Asked why he does not emigrate like his peers or get a lucrative position at a private hospital in Kathmandu, Pathak answers simply, without a trace of self-importance, “I do not think I could get the satisfaction or sense of fulfilment anywhere else.”

When travelling to attend medical congresses overseas or visit family in Kathmandu, Bayalpata has other doctors to take care of patients, but many wait patiently till Pathak returns for their consultation or surgery. 

When he returns from seminars abroad after learning the latest skills, Pathak’s suitcases are not full of clothes or presents, but titanium bone implants, external fixation rods, or intramedullary nails to be used in surgeries at Bayalpata

surgery

Before Bayalpata Hospital was established, most people suffering broken bones had to travel down to Dhangadi or Nepalganj for treatment. No more. Although Pathak’s specialisation is orthopaedic oncology, he is mostly treating fractures and rejoining broken bones. 

Now as Bayalpata’s Hospital Director, Pathak also has administrative and fundraising duties. He has to take the 10-hour ride down to Dhangadi often to meet various Sudurpaschim ministries to release the hospital’s budget — that is sometimes more difficult than the most complicated surgery.

Recently, he had to cancel an appointment with the Chief Minister to rush back to Bayalpata because there was a patient who needed emergency surgery. “I told myself, let me save this patient first, then I will try to save the hospital,” he recalls. 

Once, when he had to be away for a month on emergency surgery training in the US, the family of a 90-year-old woman who had dislocated her hip after falling from a staircase was waiting for him to return.

Her son told Pathak: “Doctor, either put her out of her suffering, or cure her.” Pathak told him it was too dangerous to operate at her age, but the son said his mother was in so much pain it was worth the risk.

The operation was touch-and-go, but it was successful.
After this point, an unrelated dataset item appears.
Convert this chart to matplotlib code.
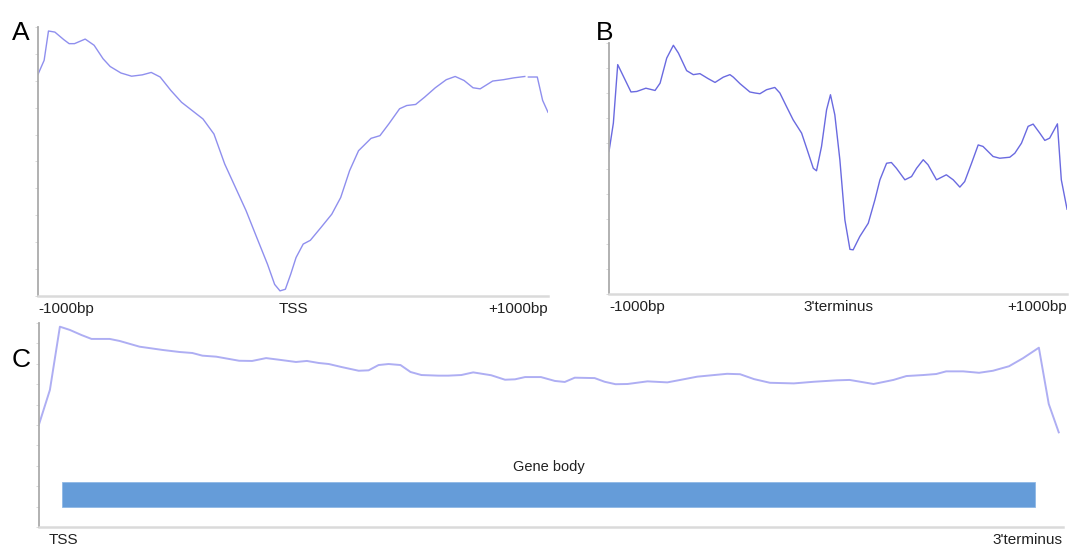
import numpy as np
import matplotlib
matplotlib.use("Agg")
import matplotlib.pyplot as plt

plt.rcParams['font.family'] = ['Liberation Sans', 'DejaVu Sans']

# A: read density around the TSS (bp from TSS, arbitrary units)
tss_pos = [-1000, -976, -959, -934, -899, -878, -857, -815, -780, -745, -717, -675,
           -633, -591, -556, -521, -479, -437, -395, -353, -310, -268, -226, -184,
           -142, -100, -72, -51, -30, -9, 12, 40, 68, 110, 152, 187, 222, 257, 306,
           341, 376, 418, 446, 481, 516, 558, 601, 636, 671, 706, 734, 783, 825, 867,
           909, 916, 923, 958, 979, 1000]
tss_val = [82.4, 87.6, 98.5, 98.1, 95.3, 93.8, 93.8, 95.5, 93.2, 88.2, 85.3, 82.9,
           81.7, 82.2, 83.1, 81.4, 76.4, 72.0, 68.9, 65.8, 60.2, 49.1, 40.4, 31.7,
           21.7, 11.8, 4.3, 1.9, 2.5, 8.1, 14.3, 19.3, 20.7, 25.5, 30.4, 36.6, 46.6,
           54.0, 58.6, 59.6, 64.0, 69.6, 70.8, 71.2, 73.9, 77.4, 80.4, 81.6, 80.1,
           77.4, 77.0, 79.9, 80.4, 81.1, 81.6, np.nan, 81.4, 81.4, 72.7, 68.3]
tss_ticks = ['-1000bp', 'TSS', '+1000bp']

# B: read density around the 3' terminus
ter_pos = [-1000, -981, -962, -937, -904, -879, -839, -799, -777, -748, -719, -697,
           -661, -632, -603, -567, -537, -501, -472, -457, -428, -385, -363, -341,
           -312, -276, -254, -225, -196, -159, -137, -108, -94, -72, -50, -33, -14,
           8, 30, 52, 66, 95, 132, 161, 183, 212, 233, 255, 292, 321, 343, 372, 393,
           430, 473, 503, 532, 553, 583, 612, 633, 677, 706, 750, 772, 801, 830, 852,
           881, 903, 924, 958, 975, 1000]
ter_val = [56.8, 68.1, 91.4, 86.7, 80.5, 80.7, 82.0, 81.1, 84.0, 94.0, 99.1, 96.0,
           89.0, 87.4, 87.8, 85.8, 84.3, 86.4, 87.4, 86.4, 83.8, 80.5, 80.1, 79.8,
           81.4, 82.3, 80.1, 74.7, 69.4, 64.1, 58.1, 50.1, 49.1, 58.8, 73.4, 79.4,
           71.4, 53.5, 29.5, 17.8, 17.6, 22.9, 28.2, 37.5, 45.5, 52.1, 52.4, 50.1,
           45.5, 46.8, 50.1, 53.5, 51.5, 45.5, 47.5, 45.5, 42.6, 44.8, 52.1, 59.4,
           58.8, 54.8, 54.1, 54.5, 56.1, 60.1, 66.8, 67.7, 64.1, 61.2, 62.1, 67.8,
           45.5, 33.8]
ter_ticks = ['-1000bp', "3'terminus", '+1000bp']

# C: metagene profile over the gene body (% of region)
body_pos = [0, 1.07, 2.05, 3.03, 4.17, 5.15, 6.93, 7.91, 9.86, 12.11, 13.77, 15.04,
            16.02, 17.38, 19.63, 20.90, 22.27, 23.54, 25.20, 26.27, 27.44, 28.42,
            29.69, 31.35, 32.32, 33.30, 34.28, 35.45, 36.43, 37.50, 39.16, 40.14,
            41.41, 42.58, 44.34, 45.70, 46.68, 47.66, 49.22, 50.59, 51.56, 52.54,
            54.49, 55.47, 56.54, 57.71, 59.67, 61.62, 62.89, 64.55, 66.21, 67.48,
            68.75, 70.12, 71.68, 74.02, 75.98, 78.22, 79.49, 81.84, 83.79, 85.06,
            86.72, 87.99, 88.96, 90.63, 92.19, 93.55, 95.12, 96.48, 98.05, 99.02, 100]
body_val = [50.3, 67.2, 98.2, 96.6, 94.1, 92.2, 92.2, 91.2, 88.4, 86.8, 85.8, 85.3,
            84.0, 83.5, 81.5, 81.4, 82.8, 82.0, 80.9, 81.4, 80.4, 79.9, 78.4, 76.6,
            76.8, 79.4, 79.9, 79.4, 76.0, 74.5, 74.2, 74.2, 74.5, 75.8, 74.4, 72.2,
            72.4, 73.5, 73.5, 71.6, 71.1, 73.2, 73.0, 71.2, 70.0, 70.1, 71.4, 70.9,
            72.1, 73.7, 74.5, 75.1, 74.9, 72.5, 70.7, 70.4, 71.2, 71.9, 72.1, 70.1,
            72.1, 74.0, 74.5, 75.0, 76.3, 76.3, 75.6, 76.6, 78.8, 82.7, 87.9, 60.3, 46.4]
body_ticks = ['TSS', "3'terminus"]
gene_body = (2.25, 97.66)   # start / end of the gene body bar
gene_body_y = (10.0, 22.2)


def style_axes(ax, xlim, ticks, labels, aligns):
    ax.set_xlim(*xlim)
    ax.set_ylim(0, 100)
    for side in ['top', 'right']:
        ax.spines[side].set_visible(False)
    ax.spines['left'].set_color('#ababab')
    ax.spines['left'].set_linewidth(1.3)
    ax.spines['bottom'].set_color('#dadada')
    ax.spines['bottom'].set_linewidth(1.8)
    ax.set_yticks(np.linspace(0, 100, 11))
    ax.set_yticklabels([])
    ax.tick_params(axis='y', length=2.5, width=0.6, color='#d4d4d4')
    ax.set_xticks(ticks)
    ax.set_xticklabels(labels, fontsize=11, color='#222222')
    ax.tick_params(axis='x', length=0, pad=4)
    for lbl, ha in zip(ax.get_xticklabels(), aligns):
        lbl.set_ha(ha)


fig = plt.figure(figsize=(10.8, 5.46), dpi=100)

ax_a = fig.add_axes([0.0352, 0.4579, 0.4722, 0.4927])
ax_a.plot(tss_pos, tss_val, color='#8f8fee', lw=1.0)
style_axes(ax_a, (-1000, 1000), [-1000, 0, 1000], tss_ticks, ['left', 'center', 'right'])

ax_b = fig.add_axes([0.5639, 0.4615, 0.4241, 0.4597])
ax_b.plot(ter_pos, ter_val, color='#6a6ae0', lw=1.0)
# end labels sit slightly inside the axis ends
style_axes(ax_b, (-1000, 1000), [-1000, 0, 1000], ter_ticks, ['left', 'center', 'right'])
ax_b.get_xticklabels()[0].set_x(-1030)
ax_b.get_xticklabels()[2].set_x(1035)

ax_c = fig.add_axes([0.0361, 0.0348, 0.948, 0.3736])
ax_c.plot(body_pos, body_val, color='#aeaef3', lw=1.4)
ax_c.barh((gene_body_y[0] + gene_body_y[1]) / 2, gene_body[1] - gene_body[0],
          height=gene_body_y[1] - gene_body_y[0], left=gene_body[0],
          color='#659cd9', edgecolor='#8fb8e6', linewidth=0.6)
ax_c.text((gene_body[0] + gene_body[1]) / 2, gene_body_y[1] + 4, 'Gene body',
          ha='center', va='bottom', fontsize=10.5, color='#222222')
style_axes(ax_c, (0, 100), [0.9, 100.4], body_ticks, ['left', 'right'])

fig.text(0.011, 0.94, 'A', fontsize=19, ha='left', va='center')
fig.text(0.552, 0.94, 'B', fontsize=19, ha='left', va='center')
fig.text(0.011, 0.34, 'C', fontsize=19, ha='left', va='center')

fig.savefig('out.png', dpi=100)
The woman who had been brought in on a stretcher, walked out of the hospital three days after the operation. 

A few months later, a 27-year-old woman was brought into the ER bleeding profusely from an arm mangled by a thresher machine. Even in that state, she was breastfeeding her baby. Pathak welled up seeing this display of selfless motherhood, as he wheeled her into surgery. She needed three operations, but now has full use of her hand.

It is the sense of achievement from such recovery that keeps Mandeep Pathak here in this isolated village in the middle of nowhere. Bayalpata Hospital has not just saved lives, it also saves families from poverty because they do not have to take sick relatives to expensive city hospitals. 

In January, a woman was brought to Bayalpata with both hands broken. She said she had taken a fall, but Pathak did not believe her. When alone in the surgery, she finally admitted that her husband had beaten her. 

It was her husband who had brought her to hospital for treatment, but she refused to file a police report. Pathak quietly put both her arms in casts, thinking about the poverty, patriarchy and injustice in society that he is unable to treat.